§ Records supplied:
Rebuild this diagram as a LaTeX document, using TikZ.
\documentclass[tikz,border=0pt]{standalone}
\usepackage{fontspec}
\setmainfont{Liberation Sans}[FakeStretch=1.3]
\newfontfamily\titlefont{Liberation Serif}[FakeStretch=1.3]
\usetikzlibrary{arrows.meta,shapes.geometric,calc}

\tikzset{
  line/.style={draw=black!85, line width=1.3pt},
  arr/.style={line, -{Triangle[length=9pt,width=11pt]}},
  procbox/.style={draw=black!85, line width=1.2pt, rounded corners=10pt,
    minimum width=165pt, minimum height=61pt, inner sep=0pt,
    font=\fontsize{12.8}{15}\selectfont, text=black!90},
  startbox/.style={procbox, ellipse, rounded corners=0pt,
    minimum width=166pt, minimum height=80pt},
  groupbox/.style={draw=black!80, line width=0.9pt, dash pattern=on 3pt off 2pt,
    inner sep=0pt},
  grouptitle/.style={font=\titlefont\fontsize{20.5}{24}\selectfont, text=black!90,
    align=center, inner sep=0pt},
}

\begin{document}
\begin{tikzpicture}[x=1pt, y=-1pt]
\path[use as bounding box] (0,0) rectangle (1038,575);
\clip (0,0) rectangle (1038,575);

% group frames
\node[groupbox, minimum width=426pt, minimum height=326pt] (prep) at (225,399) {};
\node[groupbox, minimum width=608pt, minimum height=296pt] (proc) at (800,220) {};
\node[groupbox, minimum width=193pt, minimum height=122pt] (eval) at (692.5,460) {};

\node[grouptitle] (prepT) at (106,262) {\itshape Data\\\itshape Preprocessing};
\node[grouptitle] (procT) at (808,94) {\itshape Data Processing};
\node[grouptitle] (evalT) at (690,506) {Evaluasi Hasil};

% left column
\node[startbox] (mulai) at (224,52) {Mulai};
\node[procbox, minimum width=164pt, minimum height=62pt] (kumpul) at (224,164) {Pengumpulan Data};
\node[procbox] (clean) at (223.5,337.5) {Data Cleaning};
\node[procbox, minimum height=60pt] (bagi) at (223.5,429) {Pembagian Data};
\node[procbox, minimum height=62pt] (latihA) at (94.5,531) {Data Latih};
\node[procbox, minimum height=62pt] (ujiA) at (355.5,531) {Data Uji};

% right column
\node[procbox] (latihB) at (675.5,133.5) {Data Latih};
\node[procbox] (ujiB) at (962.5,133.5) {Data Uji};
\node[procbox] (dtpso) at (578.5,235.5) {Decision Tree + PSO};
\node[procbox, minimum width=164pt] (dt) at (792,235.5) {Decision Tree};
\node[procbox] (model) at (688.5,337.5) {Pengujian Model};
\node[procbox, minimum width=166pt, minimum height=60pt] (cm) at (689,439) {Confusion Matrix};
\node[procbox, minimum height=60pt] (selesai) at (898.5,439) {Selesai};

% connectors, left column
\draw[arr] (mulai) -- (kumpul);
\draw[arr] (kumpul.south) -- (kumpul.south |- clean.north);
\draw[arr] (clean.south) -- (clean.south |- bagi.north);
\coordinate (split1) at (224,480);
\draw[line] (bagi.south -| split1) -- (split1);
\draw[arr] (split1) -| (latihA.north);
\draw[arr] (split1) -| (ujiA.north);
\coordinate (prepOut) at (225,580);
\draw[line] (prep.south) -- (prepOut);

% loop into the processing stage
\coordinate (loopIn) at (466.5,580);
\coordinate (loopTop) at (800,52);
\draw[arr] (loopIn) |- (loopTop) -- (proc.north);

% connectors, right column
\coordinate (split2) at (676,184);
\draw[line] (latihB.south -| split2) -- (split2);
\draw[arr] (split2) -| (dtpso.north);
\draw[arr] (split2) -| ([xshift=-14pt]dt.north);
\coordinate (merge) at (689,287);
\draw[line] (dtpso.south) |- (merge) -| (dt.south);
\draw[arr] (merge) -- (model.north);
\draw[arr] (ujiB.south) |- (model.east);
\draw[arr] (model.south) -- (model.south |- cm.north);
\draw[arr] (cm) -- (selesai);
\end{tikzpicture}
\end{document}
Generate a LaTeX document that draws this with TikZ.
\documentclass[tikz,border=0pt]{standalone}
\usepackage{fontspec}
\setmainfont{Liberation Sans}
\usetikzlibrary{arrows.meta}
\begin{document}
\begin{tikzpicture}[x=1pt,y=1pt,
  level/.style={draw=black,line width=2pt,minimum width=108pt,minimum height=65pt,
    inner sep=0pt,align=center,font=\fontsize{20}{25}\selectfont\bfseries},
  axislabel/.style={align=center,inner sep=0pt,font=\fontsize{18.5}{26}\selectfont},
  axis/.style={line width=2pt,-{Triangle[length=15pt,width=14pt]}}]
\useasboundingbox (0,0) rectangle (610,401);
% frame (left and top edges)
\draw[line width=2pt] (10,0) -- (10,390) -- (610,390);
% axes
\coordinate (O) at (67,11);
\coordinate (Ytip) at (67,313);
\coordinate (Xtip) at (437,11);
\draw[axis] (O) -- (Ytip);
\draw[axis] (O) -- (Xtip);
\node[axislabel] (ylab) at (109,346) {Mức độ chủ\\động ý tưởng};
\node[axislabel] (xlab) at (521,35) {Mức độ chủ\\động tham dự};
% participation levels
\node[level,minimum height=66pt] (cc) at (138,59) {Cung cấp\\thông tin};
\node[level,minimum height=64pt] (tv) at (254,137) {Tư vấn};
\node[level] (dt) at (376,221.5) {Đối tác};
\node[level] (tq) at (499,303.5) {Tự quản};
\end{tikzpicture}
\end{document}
--
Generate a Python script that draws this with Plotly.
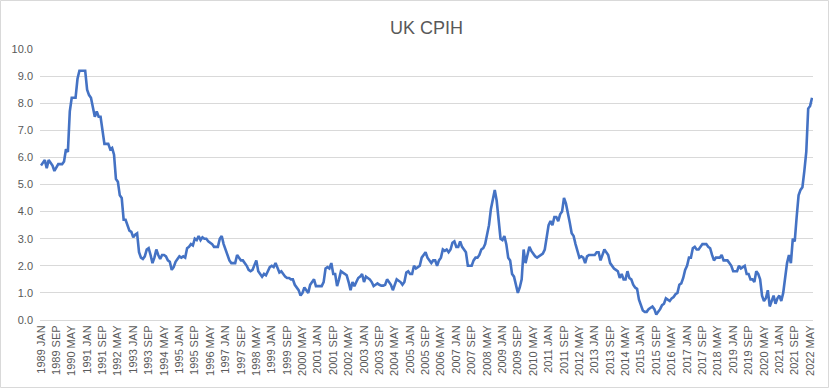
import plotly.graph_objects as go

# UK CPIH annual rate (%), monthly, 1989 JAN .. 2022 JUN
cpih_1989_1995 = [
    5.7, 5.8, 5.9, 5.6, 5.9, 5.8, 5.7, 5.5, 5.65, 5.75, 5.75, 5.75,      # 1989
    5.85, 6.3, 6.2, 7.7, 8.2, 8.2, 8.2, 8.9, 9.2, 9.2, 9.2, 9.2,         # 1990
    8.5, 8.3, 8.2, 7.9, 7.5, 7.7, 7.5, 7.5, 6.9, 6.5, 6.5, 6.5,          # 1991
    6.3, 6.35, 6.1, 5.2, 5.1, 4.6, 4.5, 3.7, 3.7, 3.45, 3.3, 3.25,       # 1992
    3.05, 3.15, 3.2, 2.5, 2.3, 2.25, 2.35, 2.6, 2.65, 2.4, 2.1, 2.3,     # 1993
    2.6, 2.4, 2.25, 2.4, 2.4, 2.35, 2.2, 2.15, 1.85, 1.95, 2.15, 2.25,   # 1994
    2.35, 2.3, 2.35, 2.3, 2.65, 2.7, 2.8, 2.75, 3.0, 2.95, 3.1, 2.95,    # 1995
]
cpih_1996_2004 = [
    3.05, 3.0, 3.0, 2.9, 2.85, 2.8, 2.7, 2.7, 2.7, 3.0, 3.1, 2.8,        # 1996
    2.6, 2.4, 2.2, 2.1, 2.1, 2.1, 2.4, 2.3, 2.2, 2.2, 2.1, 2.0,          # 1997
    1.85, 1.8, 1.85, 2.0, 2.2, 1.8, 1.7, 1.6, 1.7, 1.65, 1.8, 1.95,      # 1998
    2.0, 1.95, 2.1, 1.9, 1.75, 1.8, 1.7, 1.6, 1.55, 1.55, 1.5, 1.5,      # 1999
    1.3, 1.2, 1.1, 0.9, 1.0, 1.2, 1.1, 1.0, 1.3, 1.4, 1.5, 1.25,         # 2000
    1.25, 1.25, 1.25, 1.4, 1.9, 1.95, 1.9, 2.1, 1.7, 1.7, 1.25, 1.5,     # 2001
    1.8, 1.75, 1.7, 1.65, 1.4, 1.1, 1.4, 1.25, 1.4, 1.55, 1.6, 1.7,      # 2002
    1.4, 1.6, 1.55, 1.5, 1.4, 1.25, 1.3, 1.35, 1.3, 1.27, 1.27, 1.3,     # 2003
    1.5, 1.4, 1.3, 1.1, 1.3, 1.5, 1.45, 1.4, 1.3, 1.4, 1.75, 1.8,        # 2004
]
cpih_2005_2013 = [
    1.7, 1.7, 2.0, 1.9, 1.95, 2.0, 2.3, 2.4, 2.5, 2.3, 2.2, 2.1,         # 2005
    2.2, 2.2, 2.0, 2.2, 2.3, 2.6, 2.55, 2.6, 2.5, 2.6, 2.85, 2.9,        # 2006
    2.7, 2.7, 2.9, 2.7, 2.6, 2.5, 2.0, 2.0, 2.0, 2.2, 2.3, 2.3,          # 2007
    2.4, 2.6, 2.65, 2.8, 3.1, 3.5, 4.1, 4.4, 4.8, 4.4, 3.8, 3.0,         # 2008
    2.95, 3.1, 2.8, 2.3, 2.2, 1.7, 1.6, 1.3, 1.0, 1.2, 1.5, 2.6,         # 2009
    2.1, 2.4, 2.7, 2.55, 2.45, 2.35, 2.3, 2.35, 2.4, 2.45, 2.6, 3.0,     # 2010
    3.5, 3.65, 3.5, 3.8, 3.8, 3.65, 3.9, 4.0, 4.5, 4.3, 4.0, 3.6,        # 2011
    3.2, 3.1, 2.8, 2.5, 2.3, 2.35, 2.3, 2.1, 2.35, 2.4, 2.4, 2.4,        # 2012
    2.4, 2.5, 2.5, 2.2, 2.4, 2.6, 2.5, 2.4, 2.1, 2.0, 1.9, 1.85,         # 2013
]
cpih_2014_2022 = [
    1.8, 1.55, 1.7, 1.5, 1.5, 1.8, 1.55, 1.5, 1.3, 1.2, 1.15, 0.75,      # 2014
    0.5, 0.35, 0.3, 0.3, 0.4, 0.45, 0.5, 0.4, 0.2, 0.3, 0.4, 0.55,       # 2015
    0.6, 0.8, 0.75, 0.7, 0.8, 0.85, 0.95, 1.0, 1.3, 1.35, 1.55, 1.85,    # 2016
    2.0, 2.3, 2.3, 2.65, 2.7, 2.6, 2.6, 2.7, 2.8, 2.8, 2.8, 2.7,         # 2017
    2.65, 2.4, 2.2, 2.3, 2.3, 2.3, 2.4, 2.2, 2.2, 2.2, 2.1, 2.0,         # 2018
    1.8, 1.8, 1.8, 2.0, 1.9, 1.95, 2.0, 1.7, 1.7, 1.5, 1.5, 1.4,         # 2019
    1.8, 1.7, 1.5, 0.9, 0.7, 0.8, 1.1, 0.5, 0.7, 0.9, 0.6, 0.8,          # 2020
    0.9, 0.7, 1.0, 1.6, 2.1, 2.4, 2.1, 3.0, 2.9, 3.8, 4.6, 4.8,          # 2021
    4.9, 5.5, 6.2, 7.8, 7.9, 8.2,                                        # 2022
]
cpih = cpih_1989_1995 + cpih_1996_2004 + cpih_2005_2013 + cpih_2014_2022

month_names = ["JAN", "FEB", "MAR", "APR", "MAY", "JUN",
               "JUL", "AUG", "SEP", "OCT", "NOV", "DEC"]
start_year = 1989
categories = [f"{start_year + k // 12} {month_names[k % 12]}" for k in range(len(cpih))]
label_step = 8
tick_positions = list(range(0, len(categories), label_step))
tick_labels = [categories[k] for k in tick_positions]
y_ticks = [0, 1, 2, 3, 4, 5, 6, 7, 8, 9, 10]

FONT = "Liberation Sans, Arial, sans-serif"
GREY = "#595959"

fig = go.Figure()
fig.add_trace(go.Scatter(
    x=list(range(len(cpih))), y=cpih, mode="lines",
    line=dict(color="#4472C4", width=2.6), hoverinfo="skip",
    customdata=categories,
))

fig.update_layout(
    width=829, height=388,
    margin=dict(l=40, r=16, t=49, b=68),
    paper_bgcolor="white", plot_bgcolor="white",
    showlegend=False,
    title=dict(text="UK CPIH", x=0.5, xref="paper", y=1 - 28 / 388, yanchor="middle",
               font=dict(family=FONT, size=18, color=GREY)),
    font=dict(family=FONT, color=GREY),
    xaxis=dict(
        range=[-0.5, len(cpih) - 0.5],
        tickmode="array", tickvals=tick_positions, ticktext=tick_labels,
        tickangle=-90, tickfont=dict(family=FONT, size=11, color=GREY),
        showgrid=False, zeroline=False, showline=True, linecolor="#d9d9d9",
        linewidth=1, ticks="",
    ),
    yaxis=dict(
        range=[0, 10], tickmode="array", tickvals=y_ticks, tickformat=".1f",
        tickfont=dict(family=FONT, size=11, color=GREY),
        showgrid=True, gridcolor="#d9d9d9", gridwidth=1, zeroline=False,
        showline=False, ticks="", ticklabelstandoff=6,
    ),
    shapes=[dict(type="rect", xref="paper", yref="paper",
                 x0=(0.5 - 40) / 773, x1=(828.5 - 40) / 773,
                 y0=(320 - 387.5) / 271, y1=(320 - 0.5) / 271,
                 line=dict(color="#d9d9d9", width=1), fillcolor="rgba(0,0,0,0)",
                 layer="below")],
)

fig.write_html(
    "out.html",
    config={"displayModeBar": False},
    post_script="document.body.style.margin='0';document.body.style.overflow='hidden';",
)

§ What you need to do: Leave the pictures out and copy exactly the lines from the one with "Generate a Python" to the one with "import plotly.graph_objects as go", both included.

§ Exercise output:
Generate a Python script that draws this with Plotly.
import plotly.graph_objects as go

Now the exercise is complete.